Friday, January 05, 2007

The Crash of the Hard Drive

It looks like computer hard drives are about to go the way of the buggy whip.

SanDisk has introduced a flash memory-based drive for laptop computers.

The 32GB SanDisk SSD UATA 5000 is only a 1.8" form-factor drive, but it has mighty impressive specifications despite its size: 62MB/sec sustained throughput, 0.12ms average access time, and it draws only 0.4 watts. This means that the SanDisk SSD has an average access time that is more than 100 times faster than any notebook hard drive, and it draws 50 to 87 percent less power than most notebook hard drives.
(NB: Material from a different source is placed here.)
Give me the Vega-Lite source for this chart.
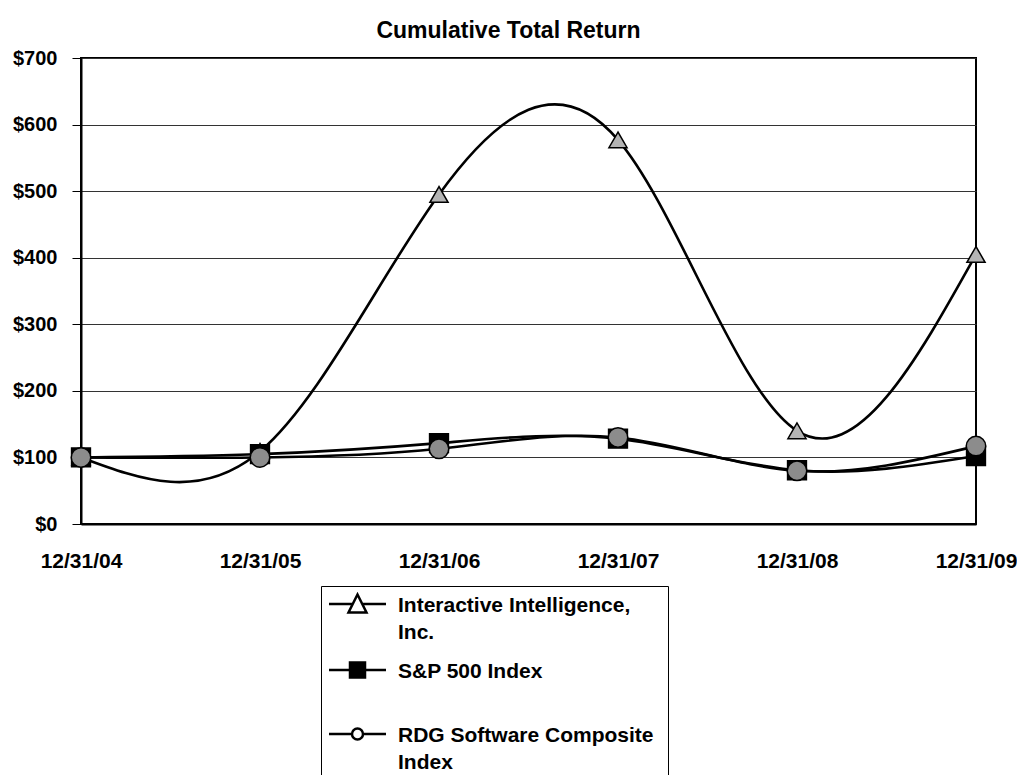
{
  "$schema": "https://vega.github.io/schema/vega-lite/v6.json",
  "autosize": {"type": "none"},
  "width": 895,
  "height": 466,
  "padding": {"left": 81, "top": 58, "right": 41, "bottom": 251},
  "background": "white",
  "config": {
    "font": "Liberation Sans",
    "view": {"stroke": "black", "strokeWidth": 2},
    "style": {"guide-label": {"lineHeight": 27}},
    "legend": {"symbolBaseFillColor": "#a8a8a8"}
  },
  "title": {
    "text": "Cumulative Total Return",
    "fontSize": 23,
    "fontWeight": "bold",
    "font": "Liberation Sans",
    "color": "black",
    "offset": 5,
    "dx": -20
  },
  "data": {
    "values": [
      {"series": "Interactive Intelligence, Inc.", "date": "12/31/04", "value": 100},
      {"series": "Interactive Intelligence, Inc.", "date": "12/31/05", "value": 109},
      {"series": "Interactive Intelligence, Inc.", "date": "12/31/06", "value": 495},
      {"series": "Interactive Intelligence, Inc.", "date": "12/31/07", "value": 577},
      {"series": "Interactive Intelligence, Inc.", "date": "12/31/08", "value": 140},
      {"series": "Interactive Intelligence, Inc.", "date": "12/31/09", "value": 405},
      {"series": "S&P 500 Index", "date": "12/31/04", "value": 100},
      {"series": "S&P 500 Index", "date": "12/31/05", "value": 104.91},
      {"series": "S&P 500 Index", "date": "12/31/06", "value": 121.48},
      {"series": "S&P 500 Index", "date": "12/31/07", "value": 128.16},
      {"series": "S&P 500 Index", "date": "12/31/08", "value": 80.74},
      {"series": "S&P 500 Index", "date": "12/31/09", "value": 102.11},
      {"series": "RDG Software Composite Index", "date": "12/31/04", "value": 100},
      {"series": "RDG Software Composite Index", "date": "12/31/05", "value": 100},
      {"series": "RDG Software Composite Index", "date": "12/31/06", "value": 113},
      {"series": "RDG Software Composite Index", "date": "12/31/07", "value": 130},
      {"series": "RDG Software Composite Index", "date": "12/31/08", "value": 80},
      {"series": "RDG Software Composite Index", "date": "12/31/09", "value": 117}
    ]
  },
  "encoding": {
    "x": {
      "field": "date",
      "type": "ordinal",
      "scale": {"type": "point", "padding": 0},
      "axis": {
        "title": null,
        "labelAngle": 0,
        "labelFontSize": 21,
        "labelFontWeight": "bold",
        "labelColor": "black",
        "labelPadding": 26,
        "tickSize": 0,
        "domainColor": "black",
        "domainWidth": 2
      }
    },
    "y": {
      "field": "value",
      "type": "quantitative",
      "scale": {"domain": [0, 700], "nice": false},
      "axis": {
        "title": null,
        "values": [0, 100, 200, 300, 400, 500, 600, 700],
        "labelExpr": "'$' + datum.value",
        "labelFontSize": 20,
        "labelFontWeight": "bold",
        "labelColor": "black",
        "labelPadding": 15,
        "tickSize": 9,
        "tickColor": "black",
        "tickWidth": 1,
        "domainColor": "black",
        "domainWidth": 2,
        "grid": true,
        "gridColor": "#333333",
        "gridWidth": 1,
        "gridOpacity": 1
      }
    }
  },
  "layer": [
    {
      "mark": {"type": "line", "interpolate": "natural", "color": "black", "strokeWidth": 2.6},
      "encoding": {"detail": {"field": "series"}}
    },
    {
      "mark": {"type": "point", "filled": true, "stroke": "black", "strokeWidth": 1.5, "opacity": 1},
      "encoding": {
        "fill": {
          "field": "series",
          "type": "nominal",
          "scale": {
            "domain": ["Interactive Intelligence, Inc.", "S&P 500 Index", "RDG Software Composite Index"],
            "range": ["#b4b4b4", "#000000", "#8c8c8c"]
          },
          "legend": null
        },
        "shape": {
          "field": "series",
          "type": "nominal",
          "scale": {
            "domain": ["Interactive Intelligence, Inc.", "S&P 500 Index", "RDG Software Composite Index"],
            "range": ["triangle-up", "square", "circle"]
          },
          "legend": null
        },
        "size": {
          "field": "series",
          "type": "nominal",
          "scale": {
            "domain": ["Interactive Intelligence, Inc.", "S&P 500 Index", "RDG Software Composite Index"],
            "range": [330, 380, 260]
          },
          "legend": null
        }
      }
    },
    {
      "mark": {"type": "point", "filled": true, "stroke": "black", "strokeWidth": 2, "opacity": 0},
      "encoding": {
        "fill": {
          "field": "series",
          "type": "nominal",
          "scale": {
            "domain": ["Interactive Intelligence, Inc.", "S&P 500 Index", "RDG Software Composite Index"],
            "range": ["#b4b4b4", "#000000", "#8c8c8c"]
          },
          "legend": {
            "title": null,
            "orient": "none",
            "legendX": 240,
            "legendY": 528,
            "direction": "vertical",
            "padding": 14,
            "strokeColor": "black",
            "fillColor": "white",
            "symbolSize": 400,
            "symbolOpacity": 1,
            "symbolStrokeWidth": 2.5,
            "symbolStrokeColor": "black",
            "symbolOffset": 11,
            "labelOffset": 29,
            "labelFontSize": 21,
            "labelFontWeight": "bold",
            "labelColor": "black",
            "labelLimit": 400,
            "labelBaseline": "alphabetic",
            "rowPadding": 14,
            "labelExpr": "datum.label == 'Interactive Intelligence, Inc.' ? ['Interactive Intelligence,', 'Inc.'] : datum.label == 'RDG Software Composite Index' ? ['RDG Software Composite', 'Index'] : [datum.label, ' ']"
          }
        },
        "shape": {
          "field": "series",
          "type": "nominal",
          "scale": {
            "domain": ["Interactive Intelligence, Inc.", "S&P 500 Index", "RDG Software Composite Index"],
            "range": [
              "M-2.85,-0.75H-0.5M0.5,-0.75H2.85M0,-1.7L0.9,0.1H-0.9Z",
              "M-2.85,-0.75H2.85M-0.75,-1.5H0.75V0H-0.75ZM-0.75,-1.25H0.75M-0.75,-1H0.75M-0.75,-0.5H0.75M-0.75,-0.25H0.75",
              "M-2.85,-0.75H-0.55M0.55,-0.75H2.85M0.55,-0.75A0.55,0.55,0,1,1,-0.55,-0.75A0.55,0.55,0,1,1,0.55,-0.75Z"
            ]
          }
        }
      }
    }
  ],
  "resolve": {
    "scale": {"fill": "independent", "shape": "independent", "size": "independent"},
    "legend": {"fill": "independent", "shape": "independent", "size": "independent"}
  }
}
While its sustained throughput is roughly on par with most notebooks, it should be noted that the throughput is the same regardless of whether it is reading at the beginning or the end of the drive. (Hard disks typically have higher throughput rates on their outer tracks and slower throughput rates on their inner tracks.) In addition, everything is solid-state, so there are no moving parts. Even if you are the type to drop or bang your laptop around on a regular basis, there are no hard disk heads to crash into spinning platters.
The article notes that at $600, the flash laptop drive is expensive, but that the cost can be expected to dive to mass-market affordability in a couple of years.

If they can make it work for laptops, desktops won't be far behind. If I were in the hard-drive manufacturing or distribution business, I'd be looking to diversify.